We spent the next 20 to 45 minutes (funny how one loses track of time when one is trying to get a teeny creature out of a huge space) thinking up ways to get the mouse back outside. Despite her hatred of rodents, Erin would still rather not kill them when an alternative exists, and she does also understand that watching animals die is nearly enough to make me vomit. (I'm not a vegetarian.. as long as it's already dead and looking nothing like it's living form when I get it, I'm fine. But actually SEEING something give up the ghost is not my cup-o-tea.)
So we talked, we plotted, we schemed. Every five minutes or so, the brave little toas.. er.. mouse would stick his head out from between the oven and the cabinet. When he was on the cookie sheet and I was across the room, he seemed HUGE. However, when he stuck his tiny little head out, he looked like he was no bigger than a quarter. Or at least no bigger than a very large grape.
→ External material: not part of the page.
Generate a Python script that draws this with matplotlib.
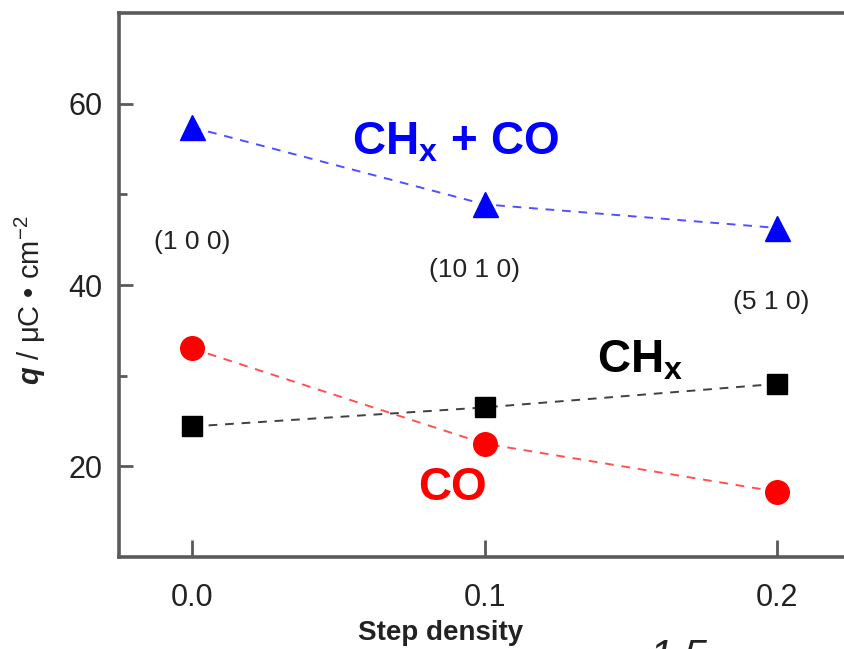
import matplotlib
matplotlib.use("Agg")
import matplotlib.pyplot as plt
from matplotlib.ticker import MultipleLocator

plt.rcParams['font.family'] = ['Liberation Sans', 'DejaVu Sans']
plt.rcParams['mathtext.fontset'] = 'custom'
plt.rcParams['mathtext.rm'] = 'Liberation Sans'
plt.rcParams['mathtext.it'] = 'Liberation Sans:italic:bold'
plt.rcParams['mathtext.bf'] = 'Liberation Sans:bold'

# data
step_density = [0.0, 0.1, 0.2]
q_total = [57.4, 48.9, 46.3]   # CHx + CO
q_chx = [24.4, 26.5, 29.1]
q_co = [33.0, 22.5, 17.2]
facets = ["(1 0 0)", "(10 1 0)", "(5 1 0)"]
facet_y = [44.75, 41.65, 38.1]
facet_x = [0.0, 0.0966, 0.198]

spine_color = "#5a5a5a"

fig = plt.figure(figsize=(8.45, 6.49), dpi=100)
ax = fig.add_axes([0.1408, 0.1418, 0.8592, 0.838])

dash = (4.5, 4)
ax.plot(step_density, q_total, color="#5050ff", lw=1.4, dashes=dash, zorder=2)
ax.plot(step_density, q_chx, color="#404040", lw=1.4, dashes=dash, zorder=2)
ax.plot(step_density, q_co, color="#ff5050", lw=1.4, dashes=dash, zorder=2)

ax.plot(step_density, q_total, ls="none", marker="^", ms=18, color="#0000ff", zorder=3)
ax.plot(step_density, q_chx, ls="none", marker="s", ms=14, color="black", zorder=3)
ax.plot(step_density, q_co, ls="none", marker="o", ms=17, color="#ff0000", zorder=3)

for label, fx, fy in zip(facets, facet_x, facet_y):
    ax.text(fx, fy, label, ha="center", va="center", fontsize=19, color="#222222")

ax.text(0.0547, 54.4, r"CH$_\mathbf{x}$ + CO", color="#0000ff", fontsize=33,
        fontweight="bold", ha="left", va="baseline")
ax.text(0.1385, 30.3, r"CH$_\mathbf{x}$", color="black", fontsize=33,
        fontweight="bold", ha="left", va="baseline")
ax.text(0.0773, 16.25, "CO", color="#ff0000", fontsize=33,
        fontweight="bold", ha="left", va="baseline")

ax.set_xlim(-0.025, 0.2232)
ax.set_ylim(10, 70)
ax.set_xticks(step_density)
ax.set_xticklabels(["0.0", "0.1", "0.2"])
ax.yaxis.set_major_locator(MultipleLocator(20))
ax.yaxis.set_minor_locator(MultipleLocator(10))
ax.set_yticks([20, 40, 60])
ax.set_yticks([30, 50], minor=True)

ax.tick_params(axis="both", which="both", direction="in", colors=spine_color,
               labelcolor="#222222", labelsize=22)
ax.tick_params(axis="x", which="major", length=12, width=2, pad=19)
ax.tick_params(axis="y", which="major", length=10, width=2, pad=12)
ax.tick_params(axis="y", which="minor", length=6, width=2)

for side in ["left", "bottom", "top"]:
    ax.spines[side].set_color(spine_color)
    ax.spines[side].set_linewidth(2.6)
ax.spines["right"].set_visible(False)

fig.text(30 / 845, 1 - 300 / 649, r"$q$ / μC • cm$^{-2}$", rotation=90,
         ha="center", va="center", fontsize=21, color="#222222")
fig.text(441 / 845, 1 - 633 / 649, "Step density", ha="center", va="center",
         fontsize=20, fontweight="bold", color="#222222")
fig.text(650 / 845, 1 - 638 / 649, "1.5", ha="left", va="top", fontsize=30,
         fontstyle="italic", color="#222222")

fig.savefig("out.png", dpi=100)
And he had these massive, bulging, yet somehow beady eyes. They stuck out from his head like extra limbs. As black as the blackest piece of coal, and yet belonging to a creature much less pleasant.
Finally, we made something of a maze-like pathway from the other side of the oven out the backdoor. And while I blocked the way between the oven and the door, Erin banged at the counter-side with the broom to scare the little rascel out from his safe-place. He shot out of there faster than a speeding bullet, and has not yet been seen again.
Mouse-sighting paranoia reigns on high at our house now, though.